Efficiently exploring complex compositional spaces with extremely limited experimental data remains a key challenge in accelerating the discovery of new materials. This work proposes integrating quantum kernel methods into an autonomous materials science workflow, leveraging quantum kernels to measure similarity between X-ray diffraction patterns and combining them with Gaussian process-based active learning to navigate the phase space of the Fe–Ga–Pd ternary system efficiently. For the first time in a real-world materials discovery task, the study experimentally demonstrates that quantum kernels significantly outperform several classical kernel models under data-scarce conditions. These results highlight complex diffraction data as a promising domain for realizing quantum advantage and provide empirical support for the application of quantum machine learning in accelerating materials discovery.

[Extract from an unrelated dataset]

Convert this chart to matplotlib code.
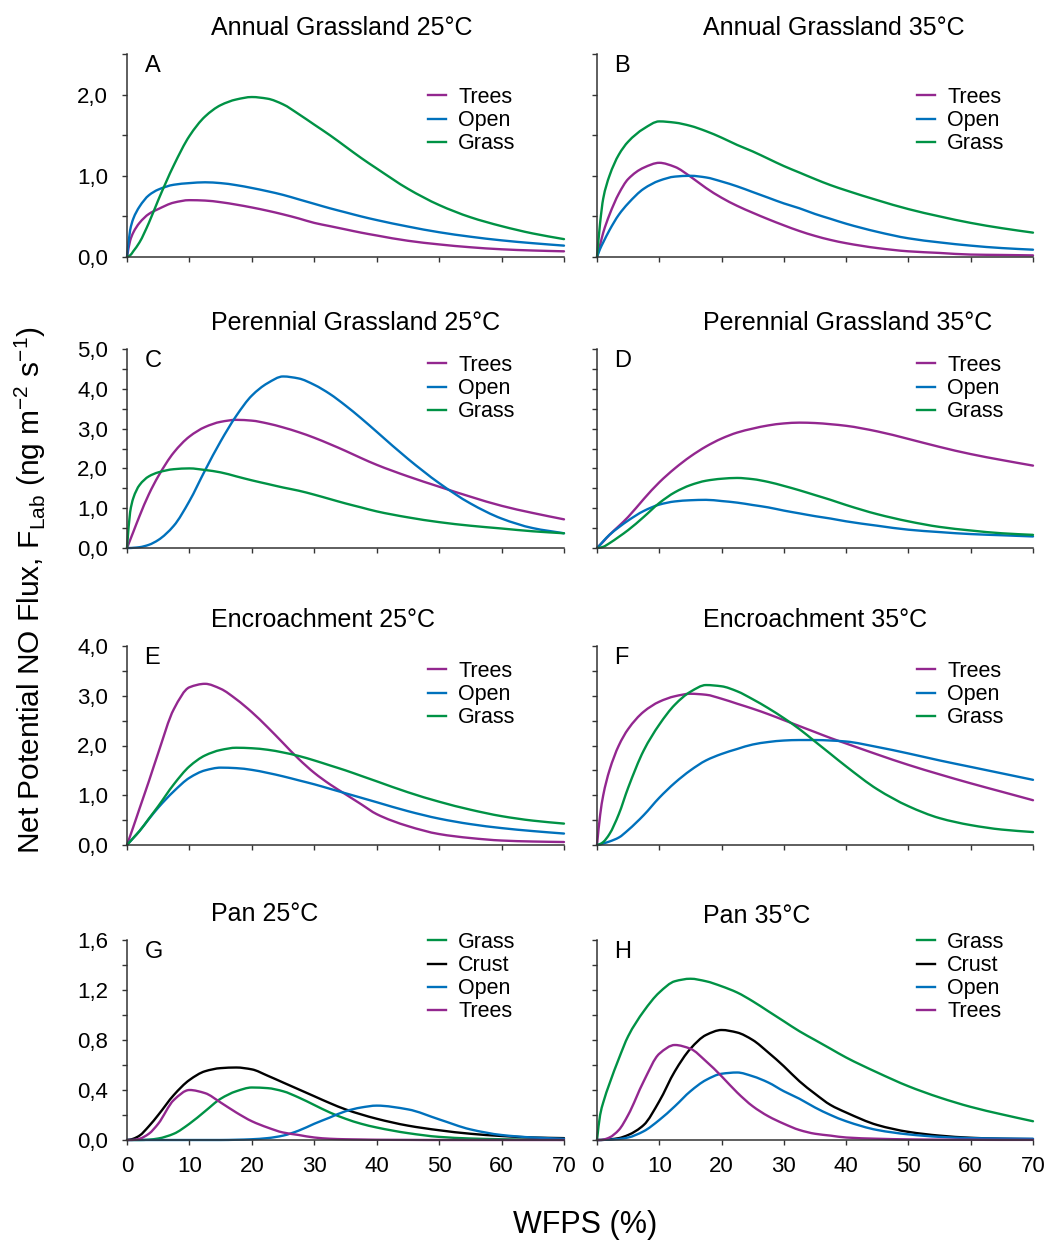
import numpy as np
import matplotlib
matplotlib.use("Agg")
from matplotlib import pyplot as plt
from matplotlib.lines import Line2D
from matplotlib.patches import PathPatch
from matplotlib.path import Path
from matplotlib.ticker import MultipleLocator, FuncFormatter

plt.rcParams["font.family"] = ["Liberation Sans", "DejaVu Sans"]

# water-filled pore space (%)
wfps = [0, 0.5, 1, 2, 3.5, 5, 7.5, 10, 12.5, 15, 17.5, 20, 22.5, 25, 27.5,
        30, 32.5, 35, 37.5, 40, 45, 50, 55, 60, 65, 70]

# A: Annual Grassland 25°C
a_trees = [0, 0.2, 0.3, 0.42, 0.53, 0.59, 0.67, 0.70, 0.695, 0.675, 0.645, 0.61, 0.57,
           0.525, 0.475, 0.42, 0.38, 0.34, 0.30, 0.265, 0.20, 0.155, 0.12, 0.095, 0.08, 0.07]
a_open = [0, 0.33, 0.47, 0.62, 0.76, 0.83, 0.89, 0.91, 0.92, 0.91, 0.885, 0.85, 0.81,
          0.765, 0.71, 0.655, 0.60, 0.55, 0.50, 0.455, 0.375, 0.305, 0.25, 0.205, 0.17, 0.14]
a_grass = [0, 0.02, 0.07, 0.18, 0.42, 0.70, 1.13, 1.49, 1.73, 1.87, 1.94, 1.97, 1.95,
           1.88, 1.76, 1.63, 1.50, 1.36, 1.22, 1.09, 0.84, 0.64, 0.49, 0.38, 0.29, 0.22]

# B: Annual Grassland 35°C
b_trees = [0, 0.15, 0.3, 0.52, 0.78, 0.96, 1.10, 1.16, 1.11, 0.99, 0.85, 0.73, 0.63,
           0.545, 0.465, 0.39, 0.32, 0.26, 0.21, 0.17, 0.11, 0.07, 0.05, 0.03, 0.025, 0.02]
b_open = [0, 0.10, 0.18, 0.33, 0.52, 0.66, 0.84, 0.94, 0.99, 1.0, 0.98, 0.93, 0.87,
          0.80, 0.73, 0.66, 0.60, 0.53, 0.47, 0.41, 0.31, 0.23, 0.18, 0.14, 0.11, 0.09]
b_grass = [0, 0.42, 0.72, 1.0, 1.26, 1.42, 1.58, 1.67, 1.655, 1.615, 1.55, 1.47, 1.38,
           1.30, 1.21, 1.12, 1.04, 0.96, 0.885, 0.82, 0.70, 0.59, 0.50, 0.42, 0.355, 0.30]

# C: Perennial Grassland 25°C
c_trees = [0, 0.2, 0.4, 0.8, 1.35, 1.8, 2.4, 2.8, 3.04, 3.17, 3.22, 3.2, 3.13,
           3.03, 2.91, 2.77, 2.61, 2.44, 2.26, 2.09, 1.8, 1.54, 1.29, 1.06, 0.88, 0.72]
c_open = [0, 0, 0.005, 0.02, 0.08, 0.2, 0.56, 1.18, 1.95, 2.68, 3.32, 3.83, 4.14,
          4.31, 4.26, 4.10, 3.87, 3.58, 3.26, 2.92, 2.24, 1.63, 1.12, 0.74, 0.50, 0.37]
c_grass = [0, 0.9, 1.25, 1.58, 1.8, 1.9, 1.98, 2.0, 1.96, 1.9, 1.8, 1.7, 1.61,
           1.52, 1.44, 1.34, 1.23, 1.12, 1.02, 0.92, 0.77, 0.65, 0.56, 0.49, 0.42, 0.37]

# D: Perennial Grassland 35°C
d_trees = [0, 0.08, 0.16, 0.33, 0.55, 0.78, 1.23, 1.65, 2.0, 2.3, 2.55, 2.75, 2.9,
           3.0, 3.08, 3.13, 3.15, 3.14, 3.11, 3.07, 2.93, 2.74, 2.54, 2.36, 2.21, 2.07]
d_open = [0, 0.08, 0.17, 0.33, 0.52, 0.69, 0.93, 1.09, 1.17, 1.2, 1.21, 1.18, 1.14,
          1.08, 1.02, 0.94, 0.87, 0.80, 0.74, 0.67, 0.56, 0.46, 0.40, 0.35, 0.32, 0.29]
d_grass = [0, 0.01, 0.03, 0.12, 0.28, 0.45, 0.78, 1.13, 1.4, 1.58, 1.69, 1.74, 1.76,
           1.73, 1.66, 1.56, 1.45, 1.33, 1.21, 1.08, 0.85, 0.67, 0.53, 0.44, 0.37, 0.33]

# E: Encroachment 25°C
e_trees = [0, 0.18, 0.36, 0.73, 1.28, 1.85, 2.73, 3.17, 3.24, 3.14, 2.93, 2.67, 2.37,
           2.05, 1.73, 1.45, 1.22, 1.02, 0.82, 0.62, 0.38, 0.22, 0.14, 0.09, 0.07, 0.06]
e_open = [0, 0.07, 0.14, 0.28, 0.52, 0.75, 1.08, 1.35, 1.5, 1.555, 1.545, 1.51, 1.45,
          1.38, 1.3, 1.22, 1.13, 1.04, 0.95, 0.86, 0.68, 0.53, 0.42, 0.34, 0.28, 0.23]
e_grass = [0, 0.07, 0.14, 0.28, 0.53, 0.78, 1.22, 1.58, 1.8, 1.91, 1.955, 1.945, 1.915,
           1.86, 1.79, 1.7, 1.6, 1.5, 1.39, 1.28, 1.06, 0.87, 0.71, 0.58, 0.49, 0.43]

# F: Encroachment 35°C
f_trees = [0, 0.6, 1.0, 1.5, 2.0, 2.33, 2.68, 2.88, 2.99, 3.04, 3.02, 2.94, 2.84,
           2.74, 2.63, 2.51, 2.39, 2.27, 2.15, 2.04, 1.82, 1.61, 1.42, 1.24, 1.07, 0.90]
f_open = [0, 0.01, 0.03, 0.07, 0.15, 0.3, 0.6, 0.95, 1.25, 1.5, 1.7, 1.83, 1.93,
          2.02, 2.07, 2.1, 2.11, 2.11, 2.1, 2.08, 1.97, 1.84, 1.7, 1.57, 1.44, 1.31]
f_grass = [0, 0.02, 0.06, 0.22, 0.62, 1.15, 1.9, 2.42, 2.82, 3.08, 3.215, 3.19, 3.09,
           2.93, 2.75, 2.55, 2.33, 2.08, 1.83, 1.58, 1.12, 0.78, 0.54, 0.40, 0.31, 0.26]

# G: Pan 25°C
g_grass = [0, 0, 0, 0, 0.003, 0.012, 0.05, 0.13, 0.23, 0.33, 0.39, 0.42, 0.415,
           0.39, 0.34, 0.28, 0.22, 0.17, 0.13, 0.10, 0.055, 0.025, 0.012, 0.006, 0.003, 0.001]
g_crust = [0, 0.003, 0.01, 0.035, 0.11, 0.2, 0.36, 0.48, 0.55, 0.575, 0.58, 0.565, 0.515,
           0.46, 0.405, 0.35, 0.295, 0.245, 0.205, 0.17, 0.115, 0.078, 0.05, 0.032, 0.02, 0.015]
g_open = [0, 0, 0, 0, 0, 0, 0, 0, 0, 0, 0.002, 0.006, 0.015,
          0.035, 0.075, 0.13, 0.18, 0.23, 0.26, 0.275, 0.245, 0.165, 0.085, 0.04, 0.02, 0.01]
g_trees = [0, 0, 0.001, 0.01, 0.05, 0.13, 0.32, 0.40, 0.375, 0.30, 0.22, 0.15, 0.10,
           0.06, 0.04, 0.02, 0.01, 0.006, 0.004, 0.002, 0.001, 0, 0, 0, 0, 0]

# H: Pan 35°C
h_grass = [0, 0.2, 0.3, 0.45, 0.65, 0.83, 1.03, 1.18, 1.27, 1.29, 1.27, 1.23, 1.18,
           1.11, 1.03, 0.95, 0.87, 0.80, 0.73, 0.66, 0.54, 0.43, 0.34, 0.265, 0.205, 0.15]
h_crust = [0, 0, 0.001, 0.005, 0.015, 0.04, 0.12, 0.31, 0.55, 0.73, 0.84, 0.88, 0.86,
           0.80, 0.70, 0.59, 0.47, 0.37, 0.28, 0.22, 0.12, 0.065, 0.035, 0.018, 0.01, 0.007]
h_open = [0, 0, 0.001, 0.003, 0.008, 0.02, 0.07, 0.16, 0.27, 0.39, 0.48, 0.53, 0.54,
          0.51, 0.46, 0.39, 0.33, 0.26, 0.20, 0.15, 0.08, 0.045, 0.025, 0.015, 0.012, 0.01]
h_trees = [0, 0, 0.003, 0.02, 0.08, 0.2, 0.47, 0.69, 0.76, 0.73, 0.63, 0.51, 0.38,
           0.27, 0.19, 0.13, 0.08, 0.05, 0.035, 0.02, 0.01, 0.005, 0.003, 0.002, 0.001, 0.001]

titles = ["Annual Grassland 25°C", "Annual Grassland 35°C",
          "Perennial Grassland 25°C", "Perennial Grassland 35°C",
          "Encroachment 25°C", "Encroachment 35°C",
          "Pan 25°C", "Pan 35°C"]
letters = ["A", "B", "C", "D", "E", "F", "G", "H"]

colors = {"Trees": "#93278F", "Open": "#0071BC", "Grass": "#009245", "Crust": "#000000"}

panels = [
    [("Trees", a_trees), ("Open", a_open), ("Grass", a_grass)],
    [("Trees", b_trees), ("Open", b_open), ("Grass", b_grass)],
    [("Trees", c_trees), ("Open", c_open), ("Grass", c_grass)],
    [("Trees", d_trees), ("Open", d_open), ("Grass", d_grass)],
    [("Trees", e_trees), ("Open", e_open), ("Grass", e_grass)],
    [("Trees", f_trees), ("Open", f_open), ("Grass", f_grass)],
    [("Grass", g_grass), ("Crust", g_crust), ("Open", g_open), ("Trees", g_trees)],
    [("Grass", h_grass), ("Crust", h_crust), ("Open", h_open), ("Trees", h_trees)],
]

# per-row y axis: (max, tick step, label step)
row_y = [(2.5, 0.5, 1.0), (5.0, 0.5, 1.0), (4.0, 0.5, 1.0), (1.6, 0.2, 0.4)]
legend_top = [0.838, 0.97, 0.925, 1.04]


def smooth_path(x, y):
    """Monotone cubic (Fritsch-Carlson) through the read points, as Bezier segments."""
    x = np.asarray(x, float)
    y = np.asarray(y, float)
    h = np.diff(x)
    d = np.diff(y) / h
    m = np.zeros_like(y)
    m[0], m[-1] = d[0], d[-1]
    for k in range(1, len(x) - 1):
        if d[k - 1] * d[k] <= 0:
            m[k] = 0.0
        else:
            w1 = 2 * h[k] + h[k - 1]
            w2 = h[k] + 2 * h[k - 1]
            m[k] = (w1 + w2) / (w1 / d[k - 1] + w2 / d[k])
    verts = [(x[0], y[0])]
    codes = [Path.MOVETO]
    for k in range(len(x) - 1):
        verts += [(x[k] + h[k] / 3, y[k] + m[k] * h[k] / 3),
                  (x[k + 1] - h[k] / 3, y[k + 1] - m[k + 1] * h[k] / 3),
                  (x[k + 1], y[k + 1])]
        codes += [Path.CURVE4] * 3
    return Path(verts, codes)


W, H = 1047, 1244
fig = plt.figure(figsize=(W / 100, H / 100), dpi=100)

col_left = [127, 597]
col_width = [437, 436]
row_top = [54, 349, 646, 940]
row_bottom = [257, 548, 845, 1140]

fs = 15.5
spine_c = "#333333"

for i, series in enumerate(panels):
    r, c = divmod(i, 2)
    ax = fig.add_axes([col_left[c] / W, 1 - row_bottom[r] / H,
                       col_width[c] / W, (row_bottom[r] - row_top[r]) / H])
    handles = []
    for name, vals in series:
        ax.add_patch(PathPatch(smooth_path(wfps, vals), fill=False,
                               edgecolor=colors[name], lw=1.7, capstyle="round",
                               joinstyle="round", clip_on=False))
        handles.append(Line2D([], [], color=colors[name], lw=1.7, label=name))

    ymax, step, major = row_y[r]
    ax.set_xlim(0, 70)
    ax.set_ylim(0, ymax)
    ax.set_xticks(np.arange(0, 71, 10))
    ax.yaxis.set_major_locator(MultipleLocator(step))

    def fmt(v, pos, major=major):
        k = v / major
        if abs(k - round(k)) < 1e-6:
            return "{:.1f}".format(v).replace(".", ",")
        return ""
    ax.yaxis.set_major_formatter(FuncFormatter(fmt))

    for side in ("top", "right"):
        ax.spines[side].set_visible(False)
    for side in ("left", "bottom"):
        ax.spines[side].set_color(spine_c)
        ax.spines[side].set_linewidth(1.1)
    ax.tick_params(axis="both", direction="out", length=3.5, width=1.0,
                   color=spine_c, labelsize=16)
    ax.tick_params(axis="y", pad=10)
    ax.tick_params(axis="x", pad=8)
    if r < 3:
        ax.tick_params(axis="x", labelbottom=False)
    if c == 1:
        ax.tick_params(axis="y", labelleft=False)

    ax.text(0.04, 0.995, letters[i], transform=ax.transAxes, ha="left", va="top",
            fontsize=17)
    tx = 0.192 if c == 0 else 0.243
    ty = 1.13 if i != 7 else 1.12
    ax.text(tx, ty, titles[i], transform=ax.transAxes, ha="left", va="center",
            fontsize=18)

    lx = 0.689 if c == 0 else 0.734
    ax.legend(handles=handles, loc="upper left", bbox_to_anchor=(lx, legend_top[r]),
              frameon=False, fontsize=fs, handlelength=0.85, handletextpad=0.55,
              labelspacing=0.1, borderpad=0, borderaxespad=0)

fig.text(30 / W, 1 - 590 / H,
         "Net Potential NO Flux, F$_{\\mathregular{Lab}}$ (ng m$^{\\mathregular{-2}}$ s$^{\\mathregular{-1}}$)",
         rotation=90, ha="center", va="center", fontsize=21.5)
fig.text(585 / W, 1 - 1225 / H, "WFPS (%)", ha="center", va="center", fontsize=22)

fig.savefig("out.png", dpi=100)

Autonomous materials science, where active learning is used to navigate large compositional phase space, has emerged as a powerful vehicle to rapidly explore new materials. A crucial aspect of autonomous materials science is exploring new materials using as little data as possible. Gaussian process-based active learning allows effective charting of multi-dimensional parameter space with a limited number of training data, and thus is a common algorithmic choice for autonomous materials science. An integral part of the autonomous workflow is the application of kernel functions for quantifying similarities among measured data points. A recent theoretical breakthrough has shown that quantum kernel models can achieve similar performance with less training data than classical models. This signals the possible advantage of applying quantum kernel machine learning to autonomous materials discovery. In this work, we compare quantum and classical kernels for their utility in sequential phase space navigation for autonomous materials science. Specifically, we compute a quantum kernel and several classical kernels for x-ray diffraction patterns taken from an Fe-Ga-Pd ternary composition spread library. We conduct our study on both IonQ's Aria trapped ion quantum computer hardware and the corresponding classical noisy simulator. We experimentally verify that a quantum kernel model can outperform some classical kernel models. The results highlight the potential of quantum kernel machine learning methods for accelerating materials discovery and suggest complex x-ray diffraction data is a candidate for robust quantum kernel model advantage.